━━━━━ INFORMATION PROVIDED

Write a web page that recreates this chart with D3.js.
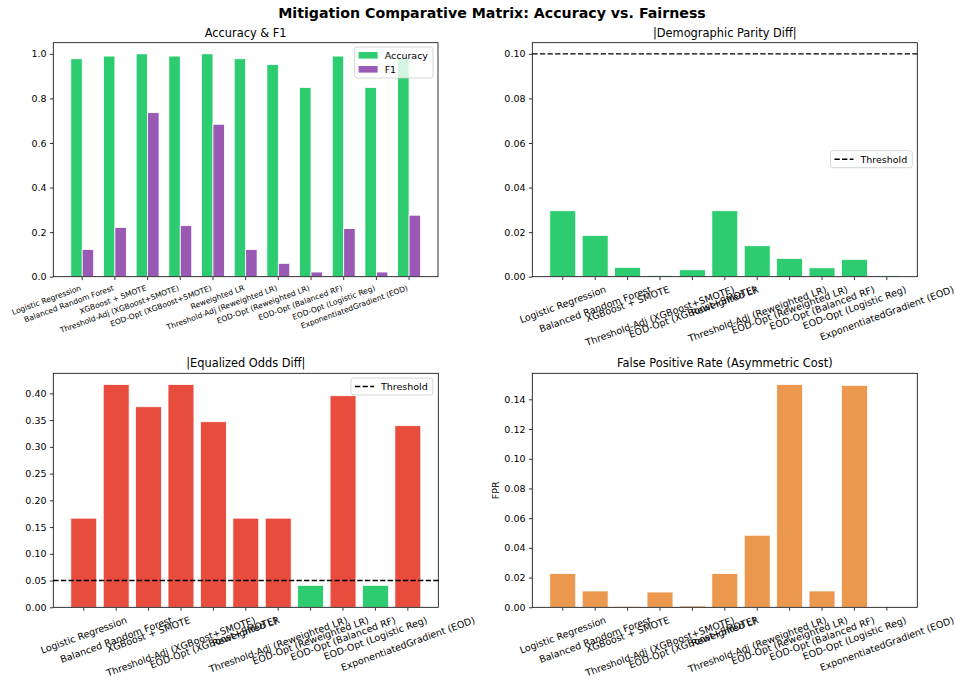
<!DOCTYPE html>
<html>
<head>
<meta charset="utf-8">
<script src="https://cdn.jsdelivr.net/npm/d3@7"></script>
<style>
  body { margin: 0; background: #fff; }
  text { font-family: "DejaVu Sans", sans-serif; fill: #000; }
</style>
</head>
<body>
<div id="chart"></div>
<script>
// model names, in plot order
const models = [
  "Logistic Regression",
  "Balanced Random Forest",
  "XGBoost + SMOTE",
  "Threshold-Adj (XGBoost+SMOTE)",
  "EOD-Opt (XGBoost+SMOTE)",
  "Reweighted LR",
  "Threshold-Adj (Reweighted LR)",
  "EOD-Opt (Reweighted LR)",
  "EOD-Opt (Balanced RF)",
  "EOD-Opt (Logistic Reg)",
  "ExponentiatedGradient (EOD)",
];

const accuracy = [0.978, 0.99, 1.0, 0.99, 1.0, 0.978, 0.952, 0.849, 0.99, 0.849, 0.985];
const f1 = [0.122, 0.221, 0.736, 0.229, 0.684, 0.122, 0.06, 0.021, 0.216, 0.021, 0.276];
const dpDiff = [0.0296, 0.0185, 0.0042, 0.0006, 0.0031, 0.0296, 0.0139, 0.0082, 0.004, 0.0078, 0.0004];
const eodDiff = [0.1667, 0.4167, 0.375, 0.4167, 0.347, 0.1667, 0.1667, 0.0411, 0.3956, 0.0411, 0.3396];
const fpr = [0.0227, 0.011, 0.0007, 0.0103, 0.0009, 0.0227, 0.0485, 0.15, 0.011, 0.1494, 0.0];

const dpThreshold = 0.1;
const eodThreshold = 0.05;

const colors = {
  accuracy: "#2ecc71",
  f1: "#9b59b6",
  fair: "#2ecc71",
  unfair: "#e74c3c",
  fpr: "#e67e22",
};

const width = 956;
const height = 683;

const svg = d3
  .select("#chart")
  .append("svg")
  .attr("width", width)
  .attr("height", height);

svg
  .append("text")
  .attr("x", 492)
  .attr("y", 18)
  .attr("text-anchor", "middle")
  .attr("font-size", 14.2)
  .attr("font-weight", "bold")
  .text("Mitigation Comparative Matrix: Accuracy vs. Fairness");

const tickFont = 9.5;
const deg = (20 * Math.PI) / 180;

// matplotlib-like panel: frame, y axis, title
function makePanel(box, opts) {
  const g = svg.append("g");
  const x = d3
    .scaleLinear()
    .domain(opts.xDomain)
    .range([box.left, box.right]);
  const y = d3
    .scaleLinear()
    .domain(opts.yDomain)
    .range([box.bottom, box.top]);

  const yAxis = d3
    .axisLeft(y)
    .tickValues(opts.yTicks)
    .tickFormat(d3.format(opts.yFormat))
    .tickSize(3.4)
    .tickPadding(3.4);

  const ag = g
    .append("g")
    .attr("transform", `translate(${box.left},0)`)
    .call(yAxis);
  ag.select(".domain").remove();
  ag.selectAll("line").attr("stroke", "#000").attr("stroke-width", 0.8);
  ag.selectAll("text")
    .attr("font-size", tickFont)
    .attr("font-family", "DejaVu Sans")
    .attr("fill", "#000");

  g.append("text")
    .attr("x", (box.left + box.right) / 2)
    .attr("y", box.top - 6)
    .attr("text-anchor", "middle")
    .attr("font-size", 11.4)
    .text(opts.title);

  if (opts.ylabel) {
    g.append("text")
      .attr(
        "transform",
        `translate(${box.left - 33},${(box.top + box.bottom) / 2}) rotate(-90)`
      )
      .attr("text-anchor", "middle")
      .attr("font-size", tickFont)
      .text(opts.ylabel);
  }

  // x ticks
  models.forEach((m, i) => {
    g.append("line")
      .attr("x1", x(i))
      .attr("x2", x(i))
      .attr("y1", box.bottom)
      .attr("y2", box.bottom + 3.4)
      .attr("stroke", "#000")
      .attr("stroke-width", 0.8);
  });

  const marks = g.append("g");
  const over = g.append("g");

  // frame drawn on top
  over
    .append("rect")
    .attr("x", box.left)
    .attr("y", box.top)
    .attr("width", box.right - box.left)
    .attr("height", box.bottom - box.top)
    .attr("fill", "none")
    .attr("stroke", "#000")
    .attr("stroke-width", 0.8);

  return { g, x, y, marks, over, box };
}

// rotated tick labels, ha = "center" or "right" (matplotlib style)
function xLabels(panel, fontSize, ha) {
  const { g, x, box } = panel;
  const y0 = box.bottom + 3.4 + 3.4;
  models.forEach((name, i) => {
    const t = g
      .append("text")
      .attr("font-size", fontSize)
      .attr("text-anchor", "middle")
      .attr("dominant-baseline", "central")
      .text(name);
    const w = t.node().getComputedTextLength();
    const h = fontSize * 1.17;
    const W = w * Math.cos(deg) + h * Math.sin(deg);
    const H = w * Math.sin(deg) + h * Math.cos(deg);
    const cx = ha === "right" ? x(i) - W / 2 : x(i);
    t.attr("transform", `translate(${cx},${y0 + H / 2}) rotate(-20)`);
  });
}

function thresholdLine(panel, value) {
  panel.over
    .append("line")
    .attr("x1", panel.box.left)
    .attr("x2", panel.box.right)
    .attr("y1", panel.y(value))
    .attr("y2", panel.y(value))
    .attr("stroke", "#000")
    .attr("stroke-width", 1.4)
    .attr("stroke-dasharray", "5.3,2.3");
}

// legend box; items: {label, type: "patch"|"dash", color}
function legend(panel, items, right, top) {
  const lg = panel.over.append("g");
  const rowH = 14;
  const frame = lg.append("rect");
  let textW = 0;
  const rows = items.map((d, i) => {
    const cy = top + 8.5 + i * rowH;
    const t = lg
      .append("text")
      .attr("y", cy)
      .attr("dominant-baseline", "central")
      .attr("font-size", tickFont)
      .text(d.label);
    textW = Math.max(textW, t.node().getComputedTextLength());
    return { d, cy, t };
  });
  const boxW = 30 + textW + 5;
  const boxH = items.length * rowH + 3;
  const left = right - boxW;
  frame
    .attr("x", left)
    .attr("y", top)
    .attr("width", boxW)
    .attr("height", boxH)
    .attr("rx", 2.5)
    .attr("fill", "#fff")
    .attr("fill-opacity", 0.8)
    .attr("stroke", "#ccc")
    .attr("stroke-width", 0.8);
  rows.forEach(({ d, cy, t }) => {
    t.attr("x", left + 30);
    if (d.type === "patch") {
      lg.append("rect")
        .attr("x", left + 4)
        .attr("y", cy - 3.5)
        .attr("width", 19)
        .attr("height", 6.6)
        .attr("fill", d.color);
    } else {
      lg.append("line")
        .attr("x1", left + 4)
        .attr("x2", left + 23)
        .attr("y1", cy)
        .attr("y2", cy)
        .attr("stroke", "#000")
        .attr("stroke-width", 1.4)
        .attr("stroke-dasharray", "5.3,2.3");
    }
  });
}

function drawBars(panel, values, offset, bw, fill, opacity) {
  panel.marks
    .selectAll(null)
    .data(values)
    .join("rect")
    .attr("x", (d, i) => panel.x(i + offset - bw / 2))
    .attr("width", (d, i) => panel.x(i + offset + bw / 2) - panel.x(i + offset - bw / 2))
    .attr("y", (d) => panel.y(d))
    .attr("height", (d) => panel.y(0) - panel.y(d))
    .attr("fill", fill)
    .attr("fill-opacity", opacity)
    .attr("stroke", "#fff")
    .attr("stroke-width", 0.8);
}

const n = models.length;
const pad = (lo, hi) => [lo - (hi - lo) * 0.05, hi + (hi - lo) * 0.05];

// --- Accuracy & F1 ---
const bw2 = 0.35;
const p1 = makePanel(
  { left: 53.3, right: 438, top: 42.7, bottom: 276.7 },
  {
    title: "Accuracy & F1",
    xDomain: pad(-bw2, n - 1 + bw2),
    yDomain: [0, 1.05 * d3.max(accuracy.concat(f1))],
    yTicks: d3.range(0, 1.01, 0.2),
    yFormat: ".1f",
  }
);
drawBars(p1, accuracy, -bw2 / 2, bw2, colors.accuracy, 1);
drawBars(p1, f1, bw2 / 2, bw2, colors.f1, 1);
xLabels(p1, 7.6, "right");
legend(
  p1,
  [
    { label: "Accuracy", type: "patch", color: colors.accuracy },
    { label: "F1", type: "patch", color: colors.f1 },
  ],
  433,
  47
);

// --- Demographic parity ---
const p2 = makePanel(
  { left: 532.3, right: 917.3, top: 42.7, bottom: 276.7 },
  {
    title: "|Demographic Parity Diff|",
    xDomain: pad(-0.4, n - 0.6),
    yDomain: [0, 1.05 * Math.max(d3.max(dpDiff), dpThreshold)],
    yTicks: d3.range(0, 0.101, 0.02),
    yFormat: ".2f",
  }
);
drawBars(p2, dpDiff, 0, 0.8, colors.fair, 1);
thresholdLine(p2, dpThreshold);
xLabels(p2, tickFont, "center");
legend(p2, [{ label: "Threshold", type: "dash" }], 912.3, 150.7);

// --- Equalized odds ---
const p3 = makePanel(
  { left: 53.3, right: 438.3, top: 373.3, bottom: 607.3 },
  {
    title: "|Equalized Odds Diff|",
    xDomain: pad(-0.4, n - 0.6),
    yDomain: [0, 1.05 * Math.max(d3.max(eodDiff), eodThreshold)],
    yTicks: d3.range(0, 0.401, 0.05),
    yFormat: ".2f",
  }
);
p3.marks
  .selectAll(null)
  .data(eodDiff)
  .join("rect")
  .attr("x", (d, i) => p3.x(i - 0.4))
  .attr("width", p3.x(0.4) - p3.x(-0.4))
  .attr("y", (d) => p3.y(d))
  .attr("height", (d) => p3.y(0) - p3.y(d))
  .attr("fill", (d) => (d < eodThreshold ? colors.fair : colors.unfair))
  .attr("stroke", "#fff")
  .attr("stroke-width", 0.8);
thresholdLine(p3, eodThreshold);
xLabels(p3, tickFont, "center");
legend(p3, [{ label: "Threshold", type: "dash" }], 432.8, 378);

// --- False positive rate ---
const p4 = makePanel(
  { left: 532.3, right: 917.3, top: 373.3, bottom: 607.3 },
  {
    title: "False Positive Rate (Asymmetric Cost)",
    xDomain: pad(-0.4, n - 0.6),
    yDomain: [0, 1.05 * d3.max(fpr)],
    yTicks: d3.range(0, 0.141, 0.02),
    yFormat: ".2f",
    ylabel: "FPR",
  }
);
drawBars(p4, fpr, 0, 0.8, colors.fpr, 0.8);
xLabels(p4, tickFont, "center");
</script>
</body>
</html>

━━━━━━━━━━

→ TASK DESCRIPTION
Extract every line containing the string "chart" from the material.

→ ANSWER FOR THE TASK
Write a web page that recreates this chart with D3.js.
<div id="chart"></div>
  .select("#chart")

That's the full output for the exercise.